2. A method as claimed in Claim 1 wherein the woody plant species is poplar.

3. A method as claimed in Claim 1 wherein the carrier particles are gold.

4. A method as claimed in Claim 1 wherein the carrier particles are coated onto a carrier sheet which is accelerated by the spark discharge.

5. A method as claimed in Claim 1 wherein the regenerable plant tissue includes cells derived from protoplast or suspension culture.

6. A method as claimed in Claim 1 wherein the regenerable plant tissue are plated sections of internode or petiole segments.

7. A method as claimed in Claim 1 wherein the regenerable plant tissue includes in vitro nodule cultures of the plant tissue.

8. A method of genetically engineering woody plant species comprising the steps of creating an exogenous genetic construction including a coding region and flanking regulatory sequences effective to express a genetic product in cells of the plant species;
coating copies of the exogenous genetic construction onto carrier particles of a sufficiently small size so as to be able to be inserted into cells of the plant species without killing the cells:
introducing tissues of the woody plant species into tissue culture and culturing the tissues into the formation of nodules in in vitro culture;
physically accelerating the carrier particles into the nodules of the woody plant species;
selecting the nodule tissues for transformed tissues;
regenerating the transformed tissues into whole plants carrying the exogenous genetic construction therein.
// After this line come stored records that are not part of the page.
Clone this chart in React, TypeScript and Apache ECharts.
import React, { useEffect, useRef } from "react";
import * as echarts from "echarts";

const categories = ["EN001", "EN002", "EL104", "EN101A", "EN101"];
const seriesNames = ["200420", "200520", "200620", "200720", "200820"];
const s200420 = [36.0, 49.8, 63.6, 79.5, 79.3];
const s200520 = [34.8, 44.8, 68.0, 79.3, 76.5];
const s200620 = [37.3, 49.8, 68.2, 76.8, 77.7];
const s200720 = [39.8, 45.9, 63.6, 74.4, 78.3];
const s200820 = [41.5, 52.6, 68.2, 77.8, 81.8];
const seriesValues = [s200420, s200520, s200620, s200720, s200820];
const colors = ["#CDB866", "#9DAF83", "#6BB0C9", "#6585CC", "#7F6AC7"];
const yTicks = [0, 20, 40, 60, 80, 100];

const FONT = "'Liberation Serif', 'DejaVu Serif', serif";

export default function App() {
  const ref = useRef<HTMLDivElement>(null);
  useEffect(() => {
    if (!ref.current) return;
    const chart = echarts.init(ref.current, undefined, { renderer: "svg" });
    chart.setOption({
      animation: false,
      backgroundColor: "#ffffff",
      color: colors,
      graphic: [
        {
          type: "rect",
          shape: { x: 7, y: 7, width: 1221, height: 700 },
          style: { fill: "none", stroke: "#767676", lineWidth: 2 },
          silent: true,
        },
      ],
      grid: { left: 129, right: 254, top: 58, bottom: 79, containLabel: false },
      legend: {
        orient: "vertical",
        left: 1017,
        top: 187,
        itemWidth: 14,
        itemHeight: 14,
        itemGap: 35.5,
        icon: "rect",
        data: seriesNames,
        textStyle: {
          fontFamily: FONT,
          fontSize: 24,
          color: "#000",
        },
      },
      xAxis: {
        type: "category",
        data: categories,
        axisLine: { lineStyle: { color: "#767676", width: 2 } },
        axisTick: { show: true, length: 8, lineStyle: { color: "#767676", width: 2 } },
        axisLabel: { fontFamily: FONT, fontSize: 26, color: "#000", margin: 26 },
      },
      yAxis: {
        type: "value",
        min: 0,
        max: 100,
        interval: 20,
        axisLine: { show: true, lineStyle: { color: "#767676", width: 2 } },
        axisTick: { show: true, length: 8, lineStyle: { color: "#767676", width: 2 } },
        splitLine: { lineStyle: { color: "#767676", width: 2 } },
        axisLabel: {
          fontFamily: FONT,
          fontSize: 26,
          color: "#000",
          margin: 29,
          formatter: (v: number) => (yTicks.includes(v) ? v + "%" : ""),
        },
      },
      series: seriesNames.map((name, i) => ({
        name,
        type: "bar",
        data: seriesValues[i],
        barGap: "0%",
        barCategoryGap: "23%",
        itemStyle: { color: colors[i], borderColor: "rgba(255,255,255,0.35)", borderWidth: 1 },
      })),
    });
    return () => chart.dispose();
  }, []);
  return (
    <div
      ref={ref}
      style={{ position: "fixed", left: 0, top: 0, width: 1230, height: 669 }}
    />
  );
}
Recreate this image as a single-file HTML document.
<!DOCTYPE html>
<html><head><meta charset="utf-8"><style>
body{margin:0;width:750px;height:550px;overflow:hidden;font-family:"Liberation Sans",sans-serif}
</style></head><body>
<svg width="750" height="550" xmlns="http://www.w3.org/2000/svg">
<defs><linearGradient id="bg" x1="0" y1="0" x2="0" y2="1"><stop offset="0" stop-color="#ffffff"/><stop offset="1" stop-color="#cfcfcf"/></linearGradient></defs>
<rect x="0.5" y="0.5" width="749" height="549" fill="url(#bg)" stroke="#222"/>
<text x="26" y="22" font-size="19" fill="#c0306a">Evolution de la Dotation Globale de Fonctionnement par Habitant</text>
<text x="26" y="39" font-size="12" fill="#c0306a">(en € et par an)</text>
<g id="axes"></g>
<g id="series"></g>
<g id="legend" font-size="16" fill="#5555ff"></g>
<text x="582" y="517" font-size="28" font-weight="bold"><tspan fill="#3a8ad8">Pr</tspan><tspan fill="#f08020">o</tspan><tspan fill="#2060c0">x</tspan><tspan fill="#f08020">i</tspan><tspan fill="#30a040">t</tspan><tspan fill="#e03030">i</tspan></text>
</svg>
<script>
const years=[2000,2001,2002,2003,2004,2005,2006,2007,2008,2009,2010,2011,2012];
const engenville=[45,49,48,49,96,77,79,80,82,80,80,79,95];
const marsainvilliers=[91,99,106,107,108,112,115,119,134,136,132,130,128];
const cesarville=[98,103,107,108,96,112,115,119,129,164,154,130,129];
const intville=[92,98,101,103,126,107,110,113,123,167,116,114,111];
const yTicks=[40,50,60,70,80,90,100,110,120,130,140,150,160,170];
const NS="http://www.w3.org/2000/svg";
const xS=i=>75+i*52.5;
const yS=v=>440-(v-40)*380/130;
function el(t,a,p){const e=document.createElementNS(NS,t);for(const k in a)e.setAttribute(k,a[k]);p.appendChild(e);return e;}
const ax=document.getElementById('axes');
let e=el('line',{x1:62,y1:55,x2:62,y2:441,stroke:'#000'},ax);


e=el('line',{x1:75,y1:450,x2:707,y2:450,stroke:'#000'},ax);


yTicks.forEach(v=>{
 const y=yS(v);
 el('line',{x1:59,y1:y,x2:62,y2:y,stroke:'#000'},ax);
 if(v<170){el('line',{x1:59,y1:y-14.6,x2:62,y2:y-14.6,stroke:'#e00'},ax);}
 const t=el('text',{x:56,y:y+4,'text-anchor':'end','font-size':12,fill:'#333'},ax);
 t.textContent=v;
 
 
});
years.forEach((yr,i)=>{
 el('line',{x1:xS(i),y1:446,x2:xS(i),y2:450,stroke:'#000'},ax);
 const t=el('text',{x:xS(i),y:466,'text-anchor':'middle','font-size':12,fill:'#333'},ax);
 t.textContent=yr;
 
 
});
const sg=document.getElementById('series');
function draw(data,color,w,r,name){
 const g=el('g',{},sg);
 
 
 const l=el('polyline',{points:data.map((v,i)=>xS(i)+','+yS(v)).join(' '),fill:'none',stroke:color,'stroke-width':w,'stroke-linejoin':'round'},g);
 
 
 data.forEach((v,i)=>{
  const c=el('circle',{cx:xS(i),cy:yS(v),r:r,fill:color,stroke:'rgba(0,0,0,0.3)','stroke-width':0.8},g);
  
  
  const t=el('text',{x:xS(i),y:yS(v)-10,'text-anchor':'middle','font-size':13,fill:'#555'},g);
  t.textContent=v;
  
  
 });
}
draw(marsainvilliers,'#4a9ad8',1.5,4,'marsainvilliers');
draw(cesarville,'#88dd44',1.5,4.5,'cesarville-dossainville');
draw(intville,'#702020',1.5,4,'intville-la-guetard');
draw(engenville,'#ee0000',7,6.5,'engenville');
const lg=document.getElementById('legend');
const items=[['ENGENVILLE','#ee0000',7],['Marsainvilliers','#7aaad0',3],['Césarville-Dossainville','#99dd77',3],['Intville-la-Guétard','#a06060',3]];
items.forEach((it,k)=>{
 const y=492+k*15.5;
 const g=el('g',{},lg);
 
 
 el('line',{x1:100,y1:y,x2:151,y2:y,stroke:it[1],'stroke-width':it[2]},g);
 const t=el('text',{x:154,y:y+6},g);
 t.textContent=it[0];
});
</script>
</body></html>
9. A method as claimed in Claim 8 wherein the step of physically accelerating the carrier particles is performed by use of an electric spark discharge.
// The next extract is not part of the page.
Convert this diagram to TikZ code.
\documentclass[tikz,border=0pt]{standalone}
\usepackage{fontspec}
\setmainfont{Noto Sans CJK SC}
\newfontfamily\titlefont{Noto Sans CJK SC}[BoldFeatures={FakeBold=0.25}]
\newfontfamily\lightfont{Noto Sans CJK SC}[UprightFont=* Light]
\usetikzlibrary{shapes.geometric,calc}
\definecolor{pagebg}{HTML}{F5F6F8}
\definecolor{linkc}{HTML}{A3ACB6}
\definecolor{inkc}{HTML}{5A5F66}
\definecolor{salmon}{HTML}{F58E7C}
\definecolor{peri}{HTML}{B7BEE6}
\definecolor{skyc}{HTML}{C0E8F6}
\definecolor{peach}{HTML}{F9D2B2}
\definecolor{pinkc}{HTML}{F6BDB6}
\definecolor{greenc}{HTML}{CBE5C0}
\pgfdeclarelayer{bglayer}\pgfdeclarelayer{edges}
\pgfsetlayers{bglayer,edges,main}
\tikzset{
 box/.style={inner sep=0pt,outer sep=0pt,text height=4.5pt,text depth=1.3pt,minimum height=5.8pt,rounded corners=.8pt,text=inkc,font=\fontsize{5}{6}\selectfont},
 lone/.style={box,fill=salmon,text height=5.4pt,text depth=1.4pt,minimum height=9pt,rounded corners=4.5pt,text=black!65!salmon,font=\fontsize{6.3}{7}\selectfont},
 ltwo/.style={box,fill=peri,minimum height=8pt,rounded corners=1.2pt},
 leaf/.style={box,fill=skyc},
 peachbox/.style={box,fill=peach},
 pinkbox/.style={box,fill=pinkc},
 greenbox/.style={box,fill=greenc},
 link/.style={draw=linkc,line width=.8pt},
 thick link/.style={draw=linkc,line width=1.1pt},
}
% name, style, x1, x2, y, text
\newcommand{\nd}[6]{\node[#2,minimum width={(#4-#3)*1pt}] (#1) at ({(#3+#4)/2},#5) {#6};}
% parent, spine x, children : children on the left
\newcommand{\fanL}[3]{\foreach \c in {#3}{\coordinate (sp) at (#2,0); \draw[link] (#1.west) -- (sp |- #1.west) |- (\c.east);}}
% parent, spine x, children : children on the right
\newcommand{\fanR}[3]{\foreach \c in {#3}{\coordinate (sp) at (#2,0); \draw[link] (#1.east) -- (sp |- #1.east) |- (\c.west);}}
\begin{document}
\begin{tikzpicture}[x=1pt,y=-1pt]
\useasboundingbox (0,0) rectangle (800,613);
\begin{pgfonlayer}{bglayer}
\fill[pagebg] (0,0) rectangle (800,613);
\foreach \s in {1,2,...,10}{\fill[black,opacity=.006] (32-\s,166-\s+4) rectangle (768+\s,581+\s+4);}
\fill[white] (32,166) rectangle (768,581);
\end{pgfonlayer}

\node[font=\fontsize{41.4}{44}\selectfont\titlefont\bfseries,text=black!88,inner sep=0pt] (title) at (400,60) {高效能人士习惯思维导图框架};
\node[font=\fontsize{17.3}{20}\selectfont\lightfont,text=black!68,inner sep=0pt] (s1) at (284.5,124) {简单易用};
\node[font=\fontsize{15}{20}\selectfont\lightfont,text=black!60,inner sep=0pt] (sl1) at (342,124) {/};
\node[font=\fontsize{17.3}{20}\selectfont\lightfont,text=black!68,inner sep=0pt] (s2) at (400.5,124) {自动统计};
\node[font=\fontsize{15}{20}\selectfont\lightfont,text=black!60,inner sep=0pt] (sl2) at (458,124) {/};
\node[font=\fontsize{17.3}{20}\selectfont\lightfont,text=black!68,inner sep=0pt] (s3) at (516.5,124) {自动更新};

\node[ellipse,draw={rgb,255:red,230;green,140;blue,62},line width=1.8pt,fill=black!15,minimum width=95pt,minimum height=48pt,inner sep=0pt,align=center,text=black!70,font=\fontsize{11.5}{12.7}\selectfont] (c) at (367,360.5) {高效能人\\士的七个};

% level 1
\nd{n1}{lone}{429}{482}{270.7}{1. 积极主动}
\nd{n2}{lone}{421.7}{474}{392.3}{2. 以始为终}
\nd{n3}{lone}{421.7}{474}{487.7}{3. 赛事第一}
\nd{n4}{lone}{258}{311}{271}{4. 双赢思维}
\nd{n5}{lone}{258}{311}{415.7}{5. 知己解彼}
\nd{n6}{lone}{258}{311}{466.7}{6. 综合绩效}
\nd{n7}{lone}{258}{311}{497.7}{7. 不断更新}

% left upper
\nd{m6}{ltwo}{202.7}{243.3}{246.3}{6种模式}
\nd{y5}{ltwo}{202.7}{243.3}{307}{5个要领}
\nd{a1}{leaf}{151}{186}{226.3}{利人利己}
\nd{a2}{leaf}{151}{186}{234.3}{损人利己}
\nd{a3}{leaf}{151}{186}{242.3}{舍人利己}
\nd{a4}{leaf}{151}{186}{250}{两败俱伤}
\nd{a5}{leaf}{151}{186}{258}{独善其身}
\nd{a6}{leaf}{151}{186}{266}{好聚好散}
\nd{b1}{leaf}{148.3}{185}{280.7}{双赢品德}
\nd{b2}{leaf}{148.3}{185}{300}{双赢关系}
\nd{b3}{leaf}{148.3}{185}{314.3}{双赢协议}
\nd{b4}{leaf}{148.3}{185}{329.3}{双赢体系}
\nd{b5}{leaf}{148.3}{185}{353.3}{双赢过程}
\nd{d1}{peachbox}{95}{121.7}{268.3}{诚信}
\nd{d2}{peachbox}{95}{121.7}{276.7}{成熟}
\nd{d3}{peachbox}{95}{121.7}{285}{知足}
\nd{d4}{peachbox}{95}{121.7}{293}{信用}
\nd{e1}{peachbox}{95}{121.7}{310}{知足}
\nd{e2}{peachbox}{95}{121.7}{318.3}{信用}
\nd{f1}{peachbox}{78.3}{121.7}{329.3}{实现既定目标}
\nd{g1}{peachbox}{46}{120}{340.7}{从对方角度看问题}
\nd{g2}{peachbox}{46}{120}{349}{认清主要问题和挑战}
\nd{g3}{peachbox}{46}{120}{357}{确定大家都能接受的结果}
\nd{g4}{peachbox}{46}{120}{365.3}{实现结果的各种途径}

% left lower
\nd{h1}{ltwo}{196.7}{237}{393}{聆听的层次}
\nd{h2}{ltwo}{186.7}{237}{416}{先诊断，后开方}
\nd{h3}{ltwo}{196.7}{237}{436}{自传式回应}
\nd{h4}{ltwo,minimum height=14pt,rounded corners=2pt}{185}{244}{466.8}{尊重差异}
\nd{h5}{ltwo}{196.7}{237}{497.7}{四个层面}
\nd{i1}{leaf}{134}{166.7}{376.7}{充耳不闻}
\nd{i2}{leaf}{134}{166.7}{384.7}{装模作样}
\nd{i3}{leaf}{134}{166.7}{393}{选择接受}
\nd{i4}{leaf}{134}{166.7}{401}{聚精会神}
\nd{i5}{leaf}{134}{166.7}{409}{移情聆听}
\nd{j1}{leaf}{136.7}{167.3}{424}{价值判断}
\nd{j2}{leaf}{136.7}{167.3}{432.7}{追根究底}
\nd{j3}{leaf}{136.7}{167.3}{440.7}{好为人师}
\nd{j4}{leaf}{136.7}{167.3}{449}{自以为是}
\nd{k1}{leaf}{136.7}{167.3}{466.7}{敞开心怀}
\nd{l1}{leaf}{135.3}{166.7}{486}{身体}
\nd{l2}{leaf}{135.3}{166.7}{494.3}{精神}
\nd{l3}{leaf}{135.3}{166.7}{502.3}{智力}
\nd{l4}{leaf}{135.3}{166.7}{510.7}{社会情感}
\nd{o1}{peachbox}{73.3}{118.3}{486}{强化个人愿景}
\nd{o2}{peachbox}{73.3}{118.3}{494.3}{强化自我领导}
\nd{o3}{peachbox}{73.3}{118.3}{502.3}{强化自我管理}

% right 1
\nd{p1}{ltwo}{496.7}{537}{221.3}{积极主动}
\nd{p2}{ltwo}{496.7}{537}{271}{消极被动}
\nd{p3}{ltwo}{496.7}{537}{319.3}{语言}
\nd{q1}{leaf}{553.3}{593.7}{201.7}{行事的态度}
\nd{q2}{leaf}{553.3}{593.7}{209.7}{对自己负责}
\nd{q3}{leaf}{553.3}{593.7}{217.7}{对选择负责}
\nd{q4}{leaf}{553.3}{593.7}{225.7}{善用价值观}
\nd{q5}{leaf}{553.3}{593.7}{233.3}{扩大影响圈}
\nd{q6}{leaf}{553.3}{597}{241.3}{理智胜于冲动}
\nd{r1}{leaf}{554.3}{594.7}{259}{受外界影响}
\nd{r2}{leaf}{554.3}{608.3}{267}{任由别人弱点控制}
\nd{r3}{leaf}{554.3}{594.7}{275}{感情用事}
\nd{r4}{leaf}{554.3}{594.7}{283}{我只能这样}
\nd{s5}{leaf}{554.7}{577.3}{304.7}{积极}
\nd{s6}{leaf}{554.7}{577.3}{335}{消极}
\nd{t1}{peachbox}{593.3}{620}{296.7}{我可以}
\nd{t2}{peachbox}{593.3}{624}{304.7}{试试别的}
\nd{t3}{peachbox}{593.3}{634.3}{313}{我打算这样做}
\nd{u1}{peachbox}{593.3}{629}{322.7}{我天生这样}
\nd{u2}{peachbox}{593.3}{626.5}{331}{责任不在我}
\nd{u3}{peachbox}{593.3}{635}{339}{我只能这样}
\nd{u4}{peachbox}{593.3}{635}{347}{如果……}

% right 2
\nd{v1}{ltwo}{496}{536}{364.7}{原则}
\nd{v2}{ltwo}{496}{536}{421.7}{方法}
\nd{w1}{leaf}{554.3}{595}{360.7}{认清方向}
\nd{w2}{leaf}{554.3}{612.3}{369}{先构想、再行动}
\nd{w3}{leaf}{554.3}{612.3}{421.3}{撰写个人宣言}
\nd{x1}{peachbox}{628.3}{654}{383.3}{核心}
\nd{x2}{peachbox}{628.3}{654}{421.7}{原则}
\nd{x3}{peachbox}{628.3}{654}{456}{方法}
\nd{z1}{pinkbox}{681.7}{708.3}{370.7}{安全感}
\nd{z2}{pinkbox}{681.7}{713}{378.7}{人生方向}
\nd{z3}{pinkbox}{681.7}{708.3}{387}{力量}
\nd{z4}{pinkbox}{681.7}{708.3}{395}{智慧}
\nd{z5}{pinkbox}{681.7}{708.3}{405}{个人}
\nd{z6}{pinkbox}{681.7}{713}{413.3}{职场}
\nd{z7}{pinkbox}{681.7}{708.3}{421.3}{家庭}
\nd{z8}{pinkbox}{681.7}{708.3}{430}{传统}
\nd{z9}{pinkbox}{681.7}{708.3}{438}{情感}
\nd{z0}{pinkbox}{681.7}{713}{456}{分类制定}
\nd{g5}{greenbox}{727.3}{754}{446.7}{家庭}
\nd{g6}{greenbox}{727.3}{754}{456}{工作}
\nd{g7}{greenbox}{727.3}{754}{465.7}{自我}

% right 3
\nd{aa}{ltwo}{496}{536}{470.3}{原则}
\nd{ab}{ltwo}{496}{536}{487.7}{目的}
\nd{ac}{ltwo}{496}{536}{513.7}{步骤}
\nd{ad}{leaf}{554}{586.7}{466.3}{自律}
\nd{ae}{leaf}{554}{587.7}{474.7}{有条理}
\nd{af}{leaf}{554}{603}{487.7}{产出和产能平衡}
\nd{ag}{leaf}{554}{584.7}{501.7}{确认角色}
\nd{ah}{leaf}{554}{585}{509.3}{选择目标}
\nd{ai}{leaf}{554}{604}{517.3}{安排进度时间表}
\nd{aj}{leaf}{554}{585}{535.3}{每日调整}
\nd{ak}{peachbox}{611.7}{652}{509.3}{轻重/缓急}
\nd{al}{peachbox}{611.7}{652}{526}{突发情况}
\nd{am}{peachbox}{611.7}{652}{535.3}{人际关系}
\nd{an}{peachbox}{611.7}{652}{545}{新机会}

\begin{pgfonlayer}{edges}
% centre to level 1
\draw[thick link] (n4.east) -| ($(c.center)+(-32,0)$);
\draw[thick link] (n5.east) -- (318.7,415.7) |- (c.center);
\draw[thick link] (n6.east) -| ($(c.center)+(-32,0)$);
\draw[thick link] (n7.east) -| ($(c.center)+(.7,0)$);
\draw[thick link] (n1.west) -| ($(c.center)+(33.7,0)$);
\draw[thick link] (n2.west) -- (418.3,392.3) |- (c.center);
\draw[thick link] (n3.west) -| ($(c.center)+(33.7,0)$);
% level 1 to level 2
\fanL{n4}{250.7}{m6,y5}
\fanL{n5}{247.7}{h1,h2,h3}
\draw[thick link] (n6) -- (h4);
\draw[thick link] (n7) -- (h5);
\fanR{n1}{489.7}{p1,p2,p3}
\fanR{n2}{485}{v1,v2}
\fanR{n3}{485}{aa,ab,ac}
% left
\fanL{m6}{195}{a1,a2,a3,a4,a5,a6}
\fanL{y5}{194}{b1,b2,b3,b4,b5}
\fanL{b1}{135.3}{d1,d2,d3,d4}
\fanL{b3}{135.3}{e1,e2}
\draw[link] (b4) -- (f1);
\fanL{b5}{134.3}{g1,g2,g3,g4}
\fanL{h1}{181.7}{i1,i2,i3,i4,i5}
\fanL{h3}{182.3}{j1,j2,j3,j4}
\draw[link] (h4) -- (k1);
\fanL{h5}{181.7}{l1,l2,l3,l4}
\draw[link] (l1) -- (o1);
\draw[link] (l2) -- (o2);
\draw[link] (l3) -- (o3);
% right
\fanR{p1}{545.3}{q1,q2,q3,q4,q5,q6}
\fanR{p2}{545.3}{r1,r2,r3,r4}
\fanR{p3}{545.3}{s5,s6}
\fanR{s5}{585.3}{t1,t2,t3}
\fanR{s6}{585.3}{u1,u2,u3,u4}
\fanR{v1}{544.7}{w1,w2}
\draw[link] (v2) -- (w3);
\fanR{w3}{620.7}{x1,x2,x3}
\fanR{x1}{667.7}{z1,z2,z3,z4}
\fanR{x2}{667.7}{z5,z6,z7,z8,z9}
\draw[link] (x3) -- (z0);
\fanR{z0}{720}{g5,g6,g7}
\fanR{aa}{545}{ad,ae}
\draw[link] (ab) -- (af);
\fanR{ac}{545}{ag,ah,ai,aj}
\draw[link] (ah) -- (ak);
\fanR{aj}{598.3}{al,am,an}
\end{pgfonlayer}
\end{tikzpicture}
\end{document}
10. A method as claimed in Claim 8 wherein the exogenous genetic construction includes a genetic trait of resistance to a selection agent normally toxic to cells of the woody plant species and the selecting step is performed by exposing the nodule tissues to the selection agent.

11. A method as claimed in Claim 10 wherein the selection agent is an antibiotic resistance marker.

12. A method as claimed in Claim 8 wherein the nodules are regenerated through organogenesis.

13. A method as claimed in Claim 12 wherein the nodules undergoing organogenesis were treated with pulses of thidiazuron.

14. A method of genetically engineering woody plant species comprising the steps of creating an exogenous genetic construction including a coding region and flanking regulatory sequences effective to express a genetic product in cells of the plant species;
coating copies of the exogenous genetic construction onto carrier particles of a sufficiently small size 80 a to be able to be inserted into cells of the plant species without killing the cells;
introducing tissues of the woody plant species into tissue culture and culturing the tissues into the formation of nodules in in vitro culture;
physically accelerating the carrier particles into the nodules of the woody plant species;
regenerating the transformed tissues into whole plants;
assaying the whole plants thus produced for plants carrying the exogenous genetic construction therein.

15. A method as claimed in Claim 14 wherein the exogenous genetic construction includes a marker gene expressing a gene product readily detectable by assay and the assaying step is performed by assaying for the presence of the marker gene product.

16. A method as claimed in Claim 15 wherein the marker gene is beta-glucuronidase.

17. A method as claimed in Claim 14 wherein the nodules are regenerated through organogenesis.

18. A method as claimed in Claim 17 wherein the nodules undergoing organogenesis are treated with pulses of thidiazuron.

19. A transgenic poplar tree comprising in its genome an exogenous genetic construction including 5' to 3' a promoter effective in poplar cells, a coding region and a polyadenylation region effective in poplar cells, the coding region coding for the expression of an insect toxic amino-terminal portion of the delta-endotoxin crystal protein from Bacillus thurinsiensis, the exogenous genetic construction effective in the cells of the poplar tree to provide toxicity to insect upon feeding on tissues of the tree.

20. Poplar seed which upon cultivation yield the tree of Claim 19.